Starting at the top of the listing, extract every line up to and including the one with "0.8, 0.9, 1];". Pictures stay out of the copy.

________________________

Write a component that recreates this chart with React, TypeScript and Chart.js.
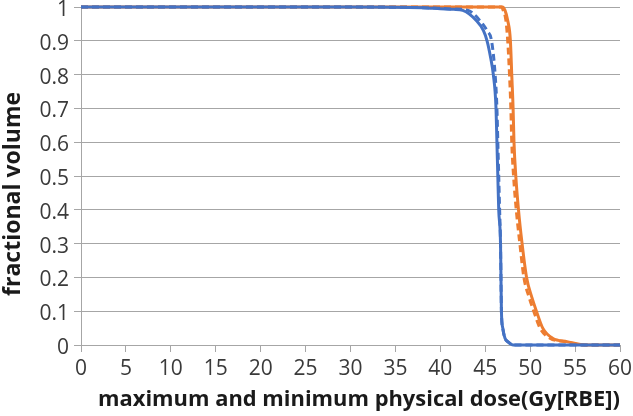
import React, { useEffect, useRef } from "react";
import { Chart, registerables } from "chart.js";

Chart.register(...registerables);

const xTicks = [0, 5, 10, 15, 20, 25, 30, 35, 40, 45, 50, 55, 60];
const yTicks = [0, 0.1, 0.2, 0.3, 0.4, 0.5, 0.6, 0.7, 0.8, 0.9, 1];

const blueSolidDose = [0, 30, 38, 40, 41.5, 42.5, 44.0, 44.8, 45.2, 45.6, 45.9, 46.2, 46.3, 46.4, 46.5, 46.7, 46.75, 46.8, 46.95, 47.2, 47.6, 48.1, 60];
const blueSolidVol = [1, 1, 0.998, 0.995, 0.993, 0.99, 0.96, 0.93, 0.9, 0.85, 0.8, 0.7, 0.6, 0.5, 0.4, 0.3, 0.2, 0.1, 0.05, 0.02, 0.008, 0, 0];

const blueDashDose = [0, 30, 38, 40, 41.5, 43.1, 44.4, 45.2, 45.7, 46.1, 46.3, 46.4, 46.5, 46.6, 46.7, 46.75, 46.8, 46.95, 47.2, 47.6, 48.1, 60];
const blueDashVol = [1, 1, 0.998, 0.996, 0.994, 0.99, 0.96, 0.93, 0.9, 0.8, 0.7, 0.6, 0.5, 0.4, 0.3, 0.2, 0.1, 0.05, 0.02, 0.008, 0, 0];

const orangeSolidDose = [0, 46.9, 47.2, 47.5, 47.8, 47.95, 48.1, 48.2, 48.4, 48.7, 49.1, 49.6, 50.2, 50.7, 51.4, 52.5, 54.1, 56.3, 60];
const orangeSolidVol = [1, 1, 0.99, 0.96, 0.9, 0.8, 0.7, 0.6, 0.5, 0.4, 0.3, 0.2, 0.14, 0.1, 0.05, 0.02, 0.01, 0, 0];

const orangeDashDose = [0, 46.8, 47.0, 47.3, 47.5, 47.7, 47.85, 47.95, 48.15, 48.45, 48.85, 49.3, 49.9, 50.4, 51.1, 52.2, 53.8, 56.0, 60];
const orangeDashVol = [1, 1, 0.99, 0.96, 0.9, 0.8, 0.7, 0.6, 0.5, 0.4, 0.3, 0.2, 0.14, 0.1, 0.05, 0.02, 0.01, 0, 0];

const xTitle = "   maximum and minimum physical dose(Gy[RBE])";
const yTitle = "fractional volume\u00A0\u00A0\u00A0\u00A0\u00A0\u00A0";

const BLUE = "#4472C4";
const ORANGE = "#ED7D31";
const GRID = "#a6a6a6";

function pts(xs: number[], ys: number[]) {
  return xs.map((x, i) => ({ x, y: ys[i] }));
}

export default function App() {
  const ref = useRef<HTMLCanvasElement | null>(null);
  useEffect(() => {
    if (!ref.current) return;
    const font = "'Open Sans', 'Liberation Sans', sans-serif";
    const mk = (label: string, data: any, color: string, dash: number[]) => ({
      label,
      data,
      borderColor: color,
      backgroundColor: color,
      borderWidth: 3,
      borderDash: dash,
      pointRadius: 0,
      cubicInterpolationMode: "monotone" as const,
      fill: false,
      clip: 6,
    });
    const chart = new Chart(ref.current, {
      type: "line",
      data: {
        datasets: [
          mk("blue dashed", pts(blueDashDose, blueDashVol), BLUE, [7, 4]),
          mk("blue solid", pts(blueSolidDose, blueSolidVol), BLUE, []),
          mk("orange dashed", pts(orangeDashDose, orangeDashVol), ORANGE, [7, 4]),
          mk("orange solid", pts(orangeSolidDose, orangeSolidVol), ORANGE, []),
        ],
      },
      options: {
        animation: false,
        responsive: false,
        layout: { padding: { top: 7, right: 13, left: 0, bottom: 0 } },
        plugins: { legend: { display: false }, tooltip: { enabled: false } },
        scales: {
          x: {
            type: "linear",
            min: 0,
            max: 60,
            afterBuildTicks: (axis: any) => {
              axis.ticks = xTicks.map((v) => ({ value: v }));
            },
            afterFit: (axis: any) => {
              axis.height = 71;
              axis.paddingLeft = 0;
              axis.paddingRight = 0;
            },
            grid: { drawOnChartArea: false, tickLength: 7, color: GRID, lineWidth: 1 },
            border: { color: GRID, width: 1 },
            ticks: {
              color: "#3a3a3a",
              font: { family: font, size: 21 },
              padding: 4,
              maxRotation: 0,
            },
            title: {
              display: true,
              text: xTitle,
              color: "#1a1a1a",
              font: { family: font, size: 22, weight: "bold" },
              padding: { top: 0, bottom: 3 },
            },
          },
          y: {
            type: "linear",
            min: 0,
            max: 1,
            afterBuildTicks: (axis: any) => {
              axis.ticks = yTicks.map((v) => ({ value: v }));
            },
            afterFit: (axis: any) => {
              axis.width = 81;
              axis.paddingTop = 0;
              axis.paddingBottom = 0;
            },
            grid: { tickLength: 7, color: GRID, lineWidth: 1 },
            border: { color: GRID, width: 1 },
            ticks: {
              color: "#3a3a3a",
              font: { family: font, size: 21 },
              padding: 5,
              labelOffset: 3,
              callback: (v: any) => String(Math.round(Number(v) * 10) / 10),
            },
            title: {
              display: true,
              text: yTitle,
              color: "#1a1a1a",
              font: { family: font, size: 23, weight: "bold" },
              padding: { top: 0, bottom: 0 },
            },
          },
        },
      },
    });
    return () => chart.destroy();
  }, []);
  return (
    <div style={{ position: "fixed", left: 0, top: 0, width: 633, height: 416, background: "#fff" }}>
      <canvas ref={ref} width={633} height={416} />
    </div>
  );
}
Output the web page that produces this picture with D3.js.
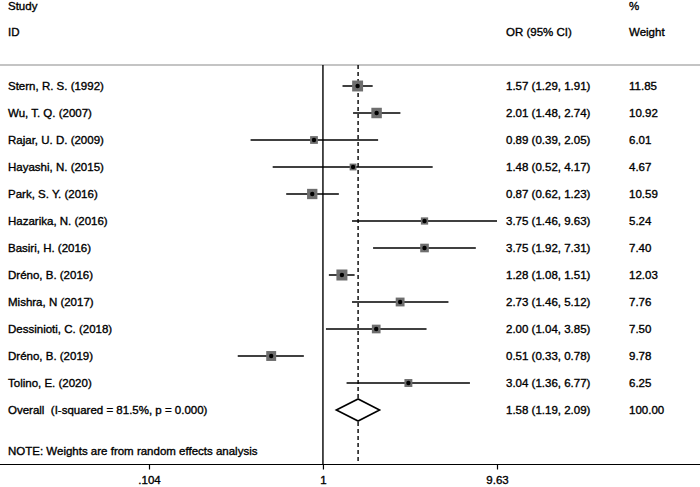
<!DOCTYPE html>
<html><head><meta charset="utf-8">
<script src="https://cdn.jsdelivr.net/npm/d3@7"></script>
<style>
html,body{margin:0;padding:0;background:#fff;}
svg text{font-family:"Liberation Sans",Arial,sans-serif;font-size:11.5px;fill:#000;stroke:#000;stroke-width:0.35px;white-space:pre;}
</style></head><body>
<svg id="c" width="700" height="487"></svg>
<script>
const studies = ["Stern, R. S. (1992)","Wu, T. Q. (2007)","Rajar, U. D. (2009)","Hayashi, N. (2015)","Park, S. Y. (2016)","Hazarika, N. (2016)","Basiri, H. (2016)","Dréno, B. (2016)","Mishra, N (2017)","Dessinioti, C. (2018)","Dréno, B. (2019)","Tolino, E. (2020)"];
const orVals = [1.57,2.01,0.89,1.48,0.87,3.75,3.75,1.28,2.73,2.00,0.51,3.04];
const loVals = [1.29,1.48,0.39,0.52,0.62,1.46,1.92,1.08,1.46,1.04,0.33,1.36];
const hiVals = [1.91,2.74,2.05,4.17,1.23,9.63,7.31,1.51,5.12,3.85,0.78,6.77];
const weights = [11.85,10.92,6.01,4.67,10.59,5.24,7.40,12.03,7.76,7.50,9.78,6.25];
const overall = {label:"Overall  (I-squared = 81.5%, p = 0.000)", or:1.58, lo:1.19, hi:2.09, weight:100.00};
const tickVals = [0.104, 1, 9.63];
const tickLabels = [".104", "1", "9.63"];
const noteText = "NOTE: Weights are from random effects analysis";

const svg = d3.select("#c");
const x = d3.scaleLog().domain([0.104, 9.63]).range([149, 497]);
const rowY = d3.scaleLinear().domain([0, 1]).range([86, 113]);
const fmt = d3.format(".2f");
const topY = 65, axisY = 464.5;

// headers
const hdr = svg.append("g");
hdr.append("text").attr("x",8).attr("y",9.5).text("Study");
hdr.append("text").attr("x",8).attr("y",36).text("ID");
hdr.append("text").attr("x",506).attr("y",36).text("OR (95% CI)");
hdr.append("text").attr("x",629).attr("y",9.5).text("%");
hdr.append("text").attr("x",629).attr("y",36).text("Weight");

// top separator
svg.append("line").attr("x1",0).attr("x2",700).attr("y1",topY).attr("y2",topY)
  .attr("stroke","#8a8a8a").attr("stroke-width",1.2);

// null line
svg.append("line").attr("x1",x(1)).attr("x2",x(1)).attr("y1",topY).attr("y2",axisY)
  .attr("stroke","#000").attr("stroke-width",1.4);
// overall dashed line
svg.append("line").attr("x1",x(overall.or)).attr("x2",x(overall.or)).attr("y1",topY).attr("y2",axisY)
  .attr("stroke","#000").attr("stroke-width",1.4).attr("stroke-dasharray","4,3");

const data = studies.map((s,i)=>({s, or:orVals[i], lo:loVals[i], hi:hiVals[i], w:weights[i], i}));
const side = w => 11*Math.sqrt(w/12.03);

const rows = svg.append("g").selectAll("g").data(data).join("g")
  .attr("transform", d=>`translate(0,${rowY(d.i)})`);
rows.append("line").attr("x1",d=>x(d.lo)).attr("x2",d=>x(d.hi)).attr("y1",0).attr("y2",0)
  .attr("stroke","#000").attr("stroke-width",1.5);
rows.append("rect").attr("x",d=>x(d.or)-side(d.w)/2).attr("y",d=>-side(d.w)/2)
  .attr("width",d=>side(d.w)).attr("height",d=>side(d.w)).attr("fill","#6e6e6e");
rows.append("circle").attr("cx",d=>x(d.or)).attr("cy",0).attr("r",2.2).attr("fill","#000");
rows.append("text").attr("x",8).attr("y",4).text(d=>d.s);
rows.append("text").attr("x",506).attr("y",4).text(d=>`${fmt(d.or)} (${fmt(d.lo)}, ${fmt(d.hi)})`);
rows.append("text").attr("x",629).attr("y",4).text(d=>fmt(d.w));

// overall row
const oy = rowY(studies.length);
const og = svg.append("g").attr("transform",`translate(0,${oy})`);
og.append("path").attr("d",`M${x(overall.lo)},0L${x(overall.or)},-11L${x(overall.hi)},0L${x(overall.or)},11Z`)
  .attr("fill","#fff").attr("stroke","#000").attr("stroke-width",1.6);
og.append("text").attr("x",8).attr("y",4).text(overall.label);
og.append("text").attr("x",506).attr("y",4).text(`${fmt(overall.or)} (${fmt(overall.lo)}, ${fmt(overall.hi)})`);
og.append("text").attr("x",629).attr("y",4).text(fmt(overall.weight));

svg.append("text").attr("x",8).attr("y",455).text(noteText);

// axis
svg.append("line").attr("x1",0).attr("x2",700).attr("y1",axisY).attr("y2",axisY)
  .attr("stroke","#000").attr("stroke-width",1.2);
const axis = d3.axisBottom(x).tickValues(tickVals).tickFormat((d,i)=>tickLabels[i]).tickSize(5).tickPadding(6);
const ag = svg.append("g").attr("transform",`translate(0,${axisY})`).call(axis);
ag.select(".domain").remove();
ag.selectAll(".tick line").attr("stroke","#000").attr("stroke-width",1.2);
ag.selectAll(".tick text").attr("font-family",null).attr("font-size",null).style("fill","#000");
</script>
</body></html>
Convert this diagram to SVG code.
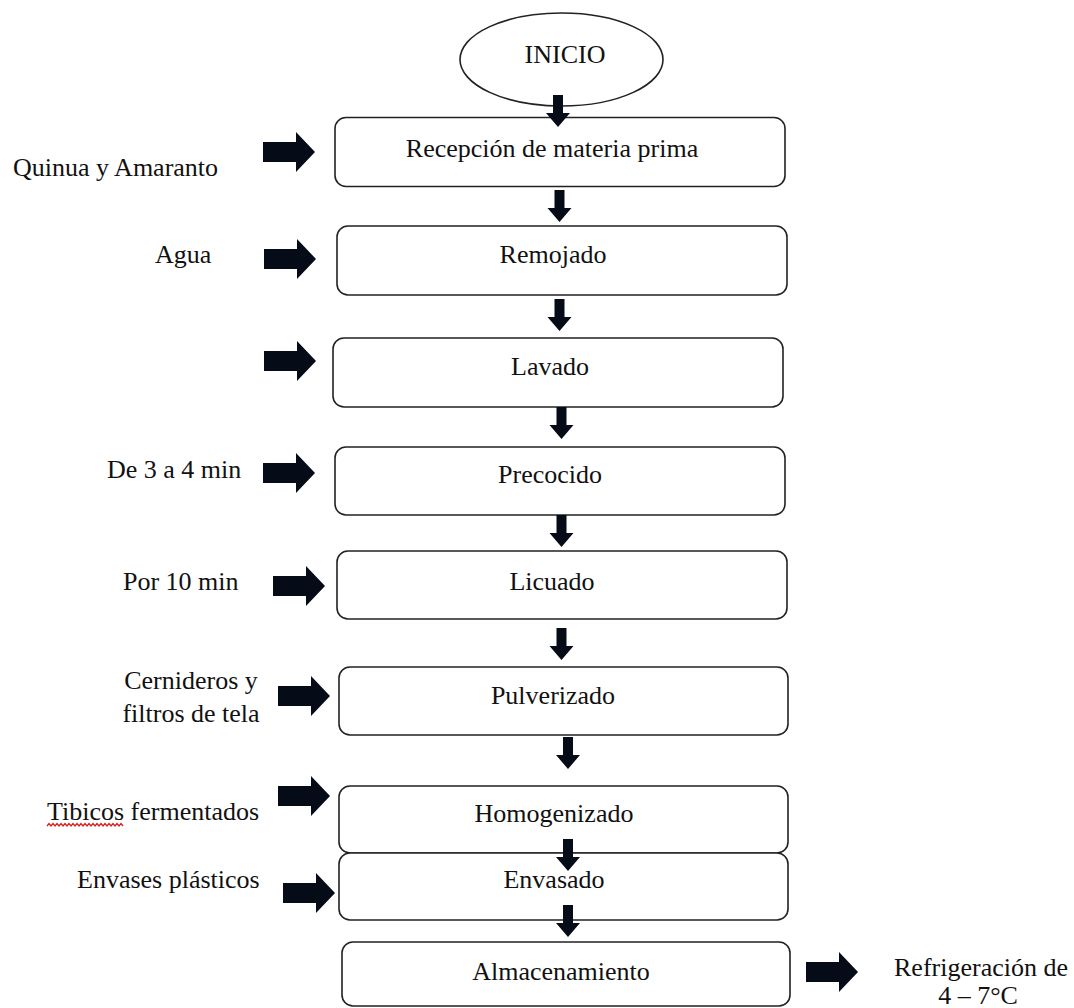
<svg xmlns="http://www.w3.org/2000/svg" width="1074" height="1008" viewBox="0 0 1074 1008">
<defs>
<style>
.bx{fill:#fff;stroke:#222;stroke-width:1.6}
.t{font-family:"Liberation Serif","Times New Roman",serif;font-size:26px;fill:#111}
.m{text-anchor:middle}
.ar{fill:#060b18}
</style>
<path id="ra" d="M0,-10 H33 V-20 L52,0 L33,20 V10 H0 Z"/>
<path id="da" d="M-5,0 H5 V18 H12 L0,32 L-12,18 H-5 Z"/>
</defs>
<rect width="1074" height="1008" fill="#fff"/>

<g id="inicio">
<ellipse class="bx" cx="561.5" cy="59.5" rx="101.5" ry="46.5"/>
<text class="t m" x="565" y="63">INICIO</text>
</g>
<g id="recepcion">
<rect class="bx" x="335" y="117.5" width="450" height="69" rx="11"/>
<text class="t m" x="552" y="157">Recepción de materia prima</text>
</g>
<g id="remojado">
<rect class="bx" x="337" y="226" width="450" height="69" rx="11"/>
<text class="t m" x="553" y="263">Remojado</text>
</g>
<g id="lavado">
<rect class="bx" x="333" y="338" width="450" height="69" rx="11"/>
<text class="t m" x="550" y="375">Lavado</text>
</g>
<g id="precocido">
<rect class="bx" x="335" y="447" width="450" height="68" rx="11"/>
<text class="t m" x="550" y="483">Precocido</text>
</g>
<g id="licuado">
<rect class="bx" x="337" y="551" width="450" height="68" rx="11"/>
<text class="t m" x="552" y="590">Licuado</text>
</g>
<g id="pulverizado">
<rect class="bx" x="339" y="667" width="449" height="68" rx="11"/>
<text class="t m" x="553" y="704">Pulverizado</text>
</g>
<g id="homogenizado">
<rect class="bx" x="339" y="786" width="449" height="67" rx="11"/>
<text class="t m" x="554" y="822">Homogenizado</text>
</g>
<g id="envasado">
<rect class="bx" x="339" y="853" width="449" height="67" rx="11"/>
<text class="t m" x="554" y="888">Envasado</text>
</g>
<g id="almacenamiento">
<rect class="bx" x="342" y="942" width="448" height="64" rx="11"/>
<text class="t m" x="561" y="980">Almacenamiento</text>
</g>

<g id="labels">
<text class="t" x="13" y="176">Quinua y Amaranto</text>
<text class="t" x="155" y="263">Agua</text>
<text class="t" x="107" y="478">De 3 a 4 min</text>
<text class="t" x="123" y="590">Por 10 min</text>
<text class="t m" x="191" y="689">Cernideros y</text>
<text class="t m" x="191" y="722">filtros de tela</text>
<text class="t" x="47" y="820">Tibicos fermentados</text>
<path d="M47,826 l2,-2.5 l2,2.5 l2,-2.5 l2,2.5 l2,-2.5 l2,2.5 l2,-2.5 l2,2.5 l2,-2.5 l2,2.5 l2,-2.5 l2,2.5 l2,-2.5 l2,2.5 l2,-2.5 l2,2.5 l2,-2.5 l2,2.5 l2,-2.5 l2,2.5 l2,-2.5 l2,2.5 l2,-2.5 l2,2.5 l2,-2.5 l2,2.5 l2,-2.5 l2,2.5 l2,-2.5 l2,2.5 l2,-2.5 l2,2.5 l2,-2.5 l2,2.5 l2,-2.5 l2,2.5 l2,-2.5 l2,2.5" fill="none" stroke="#d81e1e" stroke-width="1.3"/>
<text class="t" x="77" y="888">Envases plásticos</text>
<text class="t m" x="981" y="976">Refrigeración de</text>
<text class="t m" x="978" y="1004">4 – 7°C</text>
</g>

<g id="connectors" class="ar">
<use href="#da" x="558" y="95"/>
<use href="#da" x="559.5" y="190"/>
<use href="#da" x="559.5" y="299"/>
<use href="#da" x="561.5" y="407"/>
<use href="#da" x="561.5" y="515"/>
<use href="#da" x="561.5" y="628"/>
<use href="#da" x="568" y="737"/>
<use href="#da" x="568" y="839"/>
<use href="#da" x="568" y="905"/>
<use href="#ra" x="263" y="152"/>
<use href="#ra" x="264" y="259"/>
<use href="#ra" x="264" y="361"/>
<use href="#ra" x="263" y="473"/>
<use href="#ra" x="273" y="586"/>
<use href="#ra" x="278" y="696"/>
<use href="#ra" x="278" y="796"/>
<use href="#ra" x="283" y="893"/>
<use href="#ra" x="806" y="972"/>
</g>
</svg>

________________________

Exercise response
Write a component that recreates this chart with React, TypeScript and Chart.js.
import React, { useEffect, useRef } from "react";
import { Chart, registerables } from "chart.js";

Chart.register(...registerables);

const xTicks = [0, 5, 10, 15, 20, 25, 30, 35, 40, 45, 50, 55, 60];
const yTicks = [0, 0.1, 0.2, 0.3, 0.4, 0.5, 0.6, 0.7, 0.8, 0.9, 1];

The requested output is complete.